Southern Oregon University officials hope a $250,000 grant from the U.S. Department of Agriculture to study the potential for a 1.2 megawatt woody biomass cogeneration facility on the campus will lead to the real thing.

Southern Oregon University officials hope a $250,000 grant from the U.S. Department of Agriculture to study the potential for a 1.2 megawatt woody biomass cogeneration facility on the campus will lead to the real thing.

Such a power plant could meet 100 percent of SOU's current electrical need as well as 70 percent of its heating demand, officials said.

"SOU is strongly committed to environmental sustainability," university President Mary Cullinan said in a prepared statement. "Our plan is to make the campus climate neutral by 2050, so biomass may be one option for us."

The grant award announced Wednesday comes at a perfect time, said Drew Gilliland, SOU's facilities management and planning director.

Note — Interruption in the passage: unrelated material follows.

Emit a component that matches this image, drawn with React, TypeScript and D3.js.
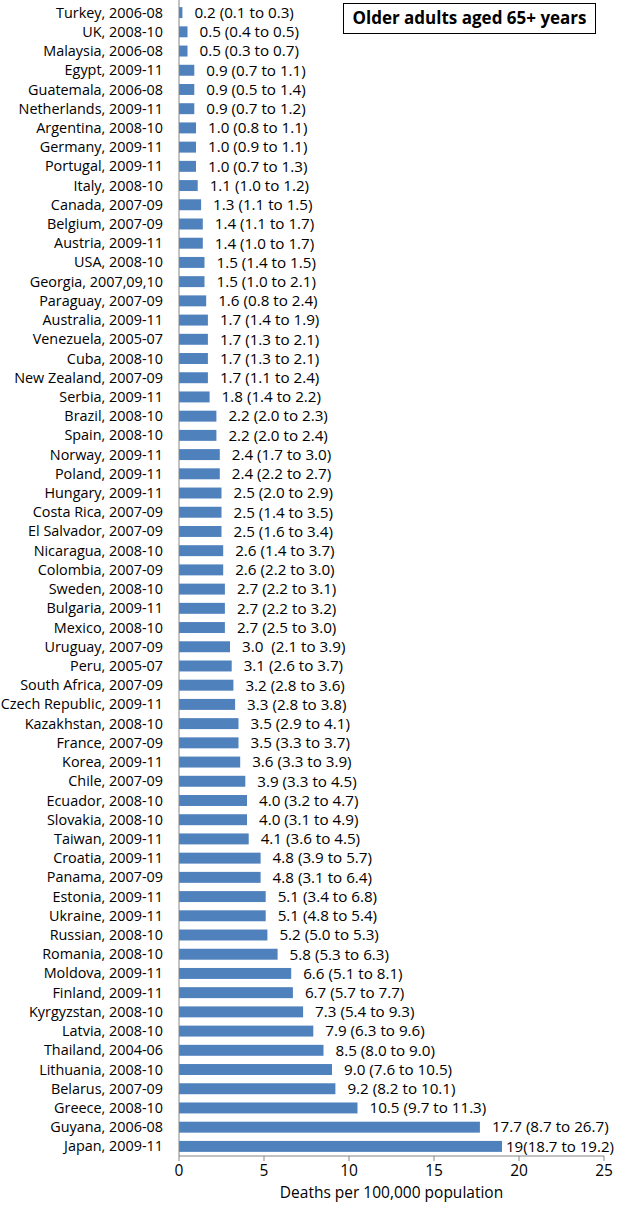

"Two of our four steam heat boilers are nearing the end of their useful life," he said. "If we were to make this change, the remaining two boilers would be converted to back up heat generation when needed."

Basically, the grant will pay for a study to determine the feasibility of using slash and other byproducts from nearby forests, wood pellets or other biomass fuel to generate heat and electricity on the Ashland campus. It will also confirm whether the recommended system will meet Oregon Department of Environmental Quality and other regulatory agency requirements, officials said.

The grant was included in the $1.3 million in grants the department announced for wood-energy projects in the Pacific Northwest to help expand regional economies and create new jobs.

All six projects in Oregon and Washington will use woody material such as beetle-killed trees removed from forests to aid in wildfire prevention, according to the department. The material will then be processed in bioenergy facilities to produce green energy for heating and electricity, it added.

"The Forest Service works in more than 7,000 communities across the country to support projects that provide green jobs and boost local economies," observed USDA Deputy Under Secretary Butch Blazer. "These grants continue our legacy of improving access to affordable energy for rural schools, community centers, universities and small businesses."